* What the task asks
Write out again, word for word, the lines below from the line that holds "Generate a Python" through the line that holds "from matplotlib.patches import Rectangle", omitting pictures.
══ Data excerpts
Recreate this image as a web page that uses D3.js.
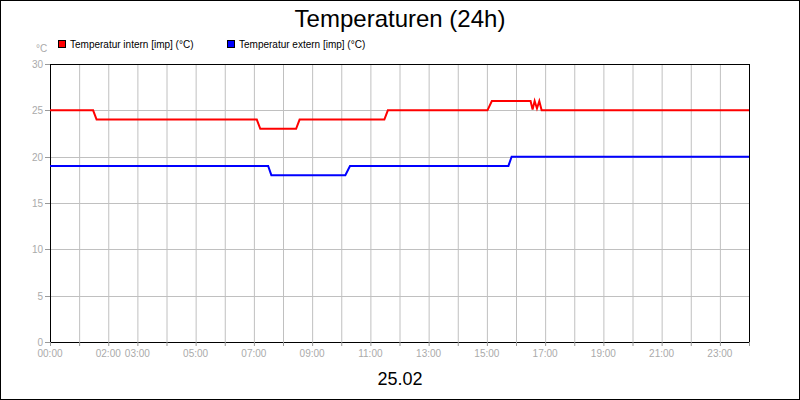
<!DOCTYPE html>
<html><head><meta charset="utf-8">
<script src="https://cdn.jsdelivr.net/npm/d3@7"></script>
<style>body{margin:0;background:#fff}svg{display:block;font-family:"Liberation Sans",Arial,sans-serif}</style>
</head><body><svg id="c" width="800" height="400"></svg>
<script>
const seriesNames = ["Temperatur intern [imp] (°C)", "Temperatur extern [imp] (°C)"];
const seriesColors = ["#ff0000", "#0000ff"];
const internHours = [0, 1.48, 1.6, 7.1, 7.22, 8.45, 8.57, 11.48, 11.6, 15.02, 15.17, 16.5, 16.57, 16.64, 16.72, 16.8, 16.88, 16.97, 24];
const internTemps = [25, 25, 24, 24, 23, 23, 24, 24, 25, 25, 26, 26, 25.1, 26, 25.2, 26, 25, 25, 25];
const externHours = [0, 7.49, 7.6, 10.14, 10.3, 15.74, 15.85, 24];
const externTemps = [19, 19, 18, 18, 19, 19, 20, 20];
const yTicks = [0, 5, 10, 15, 20, 25, 30];
const xLabelHours = [0, 2, 3, 5, 7, 9, 11, 13, 15, 17, 19, 21, 23];
const gridHours = d3.range(0, 25);

const svg = d3.select("#c");
svg.append("rect").attr("x",0.5).attr("y",0.5).attr("width",799).attr("height",399).attr("fill","#fff").attr("stroke","#000");
const L=50,R=749,T=64,B=342;
const x=d3.scaleLinear().domain([0,24]).range([L,R]);
const y=d3.scaleLinear().domain([0,30]).range([B,T]);
const g=svg.append("g");
g.selectAll(".vg").data(gridHours.slice(1,24)).join("line").attr("x1",d=>x(d)+.5).attr("x2",d=>x(d)+.5).attr("y1",T).attr("y2",B).attr("stroke","#c0c0c0");
g.selectAll(".hg").data(yTicks.slice(1,6)).join("line").attr("x1",L).attr("x2",R).attr("y1",d=>Math.round(y(d))+.5).attr("y2",d=>Math.round(y(d))+.5).attr("stroke","#c0c0c0");
g.append("rect").attr("x",L+.5).attr("y",T+.5).attr("width",R-L).attr("height",B-T).attr("fill","none").attr("stroke","#000");
g.selectAll(".xt").data(gridHours).join("line").attr("x1",d=>x(d)+.5).attr("x2",d=>x(d)+.5).attr("y1",B).attr("y2",B+4).attr("stroke","#999");
g.selectAll(".yt").data(yTicks).join("line").attr("x1",L-5).attr("x2",L).attr("y1",d=>Math.round(y(d))+.5).attr("y2",d=>Math.round(y(d))+.5).attr("stroke","#999");
g.selectAll(".xl").data(xLabelHours).join("text").attr("x",d=>x(d)).attr("y",B+15).attr("text-anchor","middle").attr("font-size",10).attr("fill","#aaa").text(d=>String(d).padStart(2,"0")+":00");
g.selectAll(".yl").data(yTicks).join("text").attr("x",L-7).attr("y",d=>y(d)+4).attr("text-anchor","end").attr("font-size",10).attr("fill","#aaa").text(d=>d);
svg.append("text").attr("x",36).attr("y",52).attr("font-size",10).attr("fill","#aaa").text("°C");
const line=d3.line().x(d=>x(d[0])).y(d=>y(d[1]));
[[internHours,internTemps],[externHours,externTemps]].forEach((s,i)=>{
  g.append("path").attr("d",line(d3.zip(s[0],s[1]))).attr("fill","none").attr("stroke",seriesColors[i]).attr("stroke-width",2);
});
const lx=[58,227];
seriesNames.forEach((n,i)=>{
  svg.append("rect").attr("x",lx[i]+.5).attr("y",40.5).attr("width",7).attr("height",7).attr("fill",seriesColors[i]).attr("stroke","#000");
  svg.append("text").attr("x",lx[i]+12).attr("y",48).attr("font-size",10).attr("fill","#000").text(n);
});
svg.append("text").attr("x",400).attr("y",27).attr("text-anchor","middle").attr("font-size",24).text("Temperaturen (24h)");
svg.append("text").attr("x",400).attr("y",385).attr("text-anchor","middle").attr("font-size",18).text("25.02");
</script></body></html>
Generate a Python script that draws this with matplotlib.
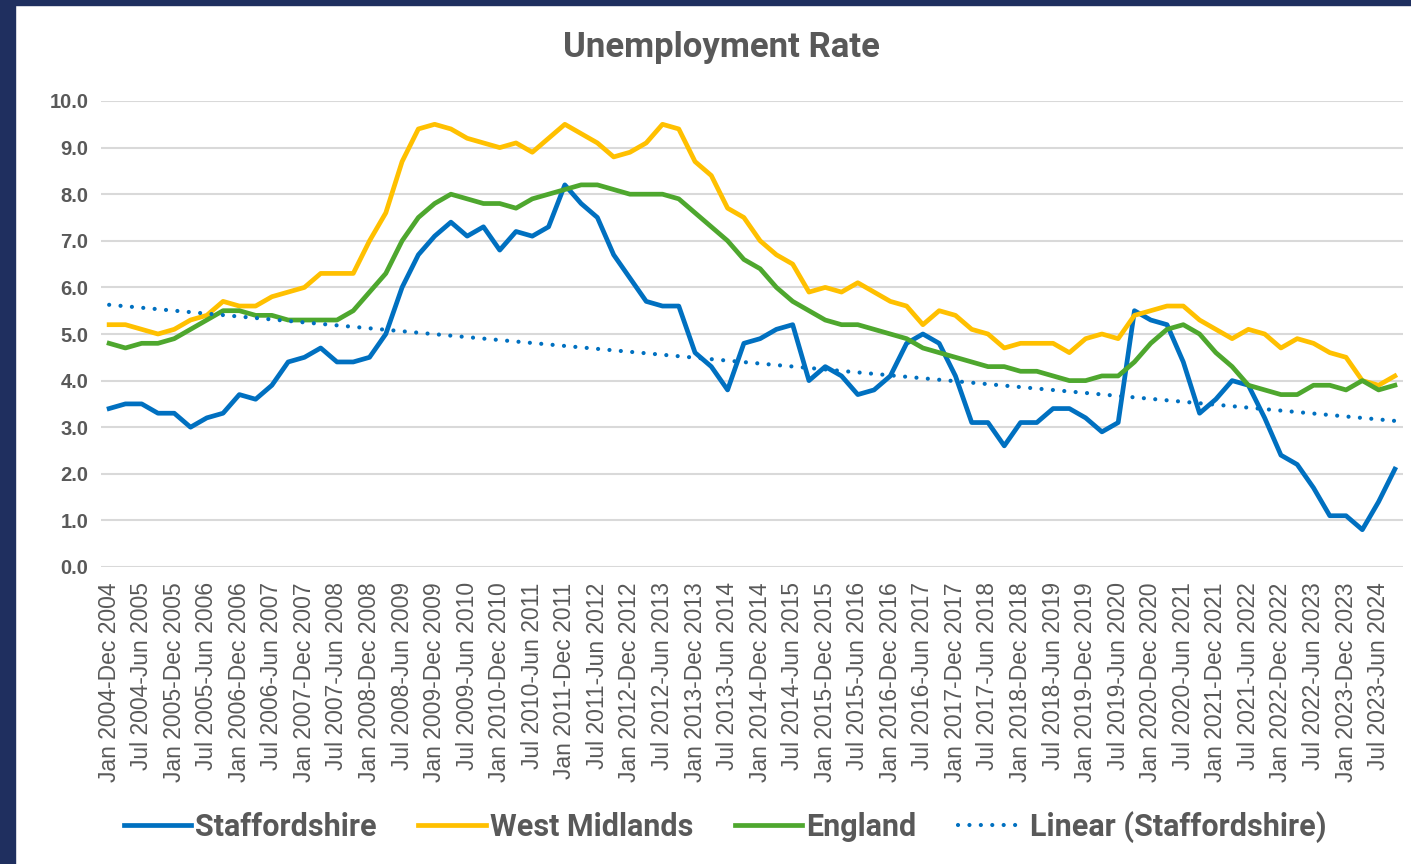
import numpy as np
from matplotlib import pyplot as plt
from matplotlib.patches import Rectangle

# Rolling annual periods, one every quarter from Jan 2004-Dec 2004 to Oct 2023-Sep 2024
start_months = ['Jan', 'Apr', 'Jul', 'Oct']
end_months = ['Dec', 'Mar', 'Jun', 'Sep']
periods = []
for year in range(2004, 2024):
    for q in range(4):
        end_year = year if q == 0 else year + 1
        periods.append(f'{start_months[q]} {year}-{end_months[q]} {end_year}')

staffordshire = [3.4, 3.5, 3.5, 3.3, 3.3, 3.0, 3.2, 3.3, 3.7, 3.6, 3.9, 4.4, 4.5, 4.7, 4.4, 4.4, 4.5, 5.0,
                 6.0, 6.7, 7.1, 7.4, 7.1, 7.3, 6.8, 7.2, 7.1, 7.3, 8.2, 7.8, 7.5, 6.7, 6.2, 5.7, 5.6, 5.6, 4.6,
                 4.3, 3.8, 4.8, 4.9, 5.1, 5.2, 4.0, 4.3, 4.1, 3.7, 3.8, 4.1, 4.8, 5.0, 4.8, 4.1, 3.1, 3.1, 2.6, 3.1,
                 3.1, 3.4, 3.4, 3.2, 2.9, 3.1, 5.5, 5.3, 5.2, 4.4, 3.3, 3.6, 4.0, 3.9, 3.2, 2.4, 2.2, 1.7, 1.1, 1.1,
                 0.8, 1.4, 2.1]
west_midlands = [5.2, 5.2, 5.1, 5.0, 5.1, 5.3, 5.4, 5.7, 5.6, 5.6, 5.8, 5.9, 6.0, 6.3, 6.3, 6.3, 7.0, 7.6,
                 8.7, 9.4, 9.5, 9.4, 9.2, 9.1, 9.0, 9.1, 8.9, 9.2, 9.5, 9.3, 9.1, 8.8, 8.9, 9.1, 9.5, 9.4, 8.7,
                 8.4, 7.7, 7.5, 7.0, 6.7, 6.5, 5.9, 6.0, 5.9, 6.1, 5.9, 5.7, 5.6, 5.2, 5.5, 5.4, 5.1, 5.0, 4.7, 4.8,
                 4.8, 4.8, 4.6, 4.9, 5.0, 4.9, 5.4, 5.5, 5.6, 5.6, 5.3, 5.1, 4.9, 5.1, 5.0, 4.7, 4.9, 4.8, 4.6, 4.5,
                 4.0, 3.9, 4.1]
england = [4.8, 4.7, 4.8, 4.8, 4.9, 5.1, 5.3, 5.5, 5.5, 5.4, 5.4, 5.3, 5.3, 5.3, 5.3, 5.5, 5.9, 6.3,
           7.0, 7.5, 7.8, 8.0, 7.9, 7.8, 7.8, 7.7, 7.9, 8.0, 8.1, 8.2, 8.2, 8.1, 8.0, 8.0, 8.0, 7.9, 7.6,
           7.3, 7.0, 6.6, 6.4, 6.0, 5.7, 5.5, 5.3, 5.2, 5.2, 5.1, 5.0, 4.9, 4.7, 4.6, 4.5, 4.4, 4.3, 4.3, 4.2,
           4.2, 4.1, 4.0, 4.0, 4.1, 4.1, 4.4, 4.8, 5.1, 5.2, 5.0, 4.6, 4.3, 3.9, 3.8, 3.7, 3.7, 3.9, 3.9, 3.8,
           4.0, 3.8, 3.9]

BLUE = '#0070C0'
GOLD = '#FFC000'
GREEN = '#4EA72E'
GREY_TXT = '#595959'
NARROW = ['Liberation Sans Narrow', 'Roboto', 'DejaVu Sans']

x = np.arange(len(periods))

# linear trend of Staffordshire
slope, intercept = np.polyfit(x, staffordshire, 1)
trend = slope * x + intercept

fig = plt.figure(figsize=(14.11, 8.64), dpi=100)
fig.patch.set_facecolor('white')
# navy frame on the left and top
fig.patches.append(Rectangle((0, 0), 15 / 1411, 1, transform=fig.transFigure, color='#1F2F5F', zorder=0))
fig.patches.append(Rectangle((0, 1 - 5 / 864), 1, 5 / 864, transform=fig.transFigure, color='#1F2F5F', zorder=0))

ax = fig.add_axes([101 / 1411, 1 - 567 / 864, (1403 - 101) / 1411, (567 - 101) / 864])

ax.plot(x, staffordshire, color=BLUE, lw=3.4, solid_joinstyle='round', label='Staffordshire', zorder=3)
ax.plot(x, west_midlands, color=GOLD, lw=3.4, solid_joinstyle='round', label='West Midlands', zorder=4)
ax.plot(x, england, color=GREEN, lw=3.4, solid_joinstyle='round', label='England', zorder=5)
ax.plot(x, trend, color=BLUE, lw=3, linestyle=(0, (0.01, 2.73)), dash_capstyle='round',
        label='Linear (Staffordshire)', zorder=6)

ax.set_xlim(-0.5, len(periods) - 0.5)
ax.set_ylim(0, 10)
ax.set_yticks(np.arange(0, 10.5, 1))
ax.set_yticklabels([f'{v:.1f}' for v in np.arange(0, 10.5, 1)], fontsize=14.5, fontweight='bold',
                   color=GREY_TXT, family='Liberation Sans')
ax.set_xticks(x[::2])
ax.set_xticklabels(periods[::2], rotation=90, fontsize=16.5, color=GREY_TXT, family='Liberation Sans')
ax.tick_params(axis='both', length=0)
ax.tick_params(axis='y', pad=9)
ax.tick_params(axis='x', pad=11)

ax.grid(axis='y', color='#D9D9D9', lw=1.5, zorder=0)
ax.set_axisbelow(True)
for s in ax.spines.values():
    s.set_visible(False)

fig.text(721 / 1411, 1 - 47 / 864, 'Unemployment Rate', ha='center', va='center',
         fontsize=25, fontweight='bold', color=GREY_TXT, family=NARROW)

handles, labels = ax.get_legend_handles_labels()
leg = fig.legend(handles, labels, loc='center', bbox_to_anchor=(725 / 1411, 1 - 827 / 864), ncol=4,
                 frameon=False, handlelength=2.2, handletextpad=0.15, columnspacing=1.35,
                 prop={'family': NARROW, 'weight': 'bold', 'size': 22})
for t in leg.get_texts():
    t.set_color(GREY_TXT)

fig.savefig('out.png', dpi=100)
════
* Result
Generate a Python script that draws this with matplotlib.
import numpy as np
from matplotlib import pyplot as plt
from matplotlib.patches import Rectangle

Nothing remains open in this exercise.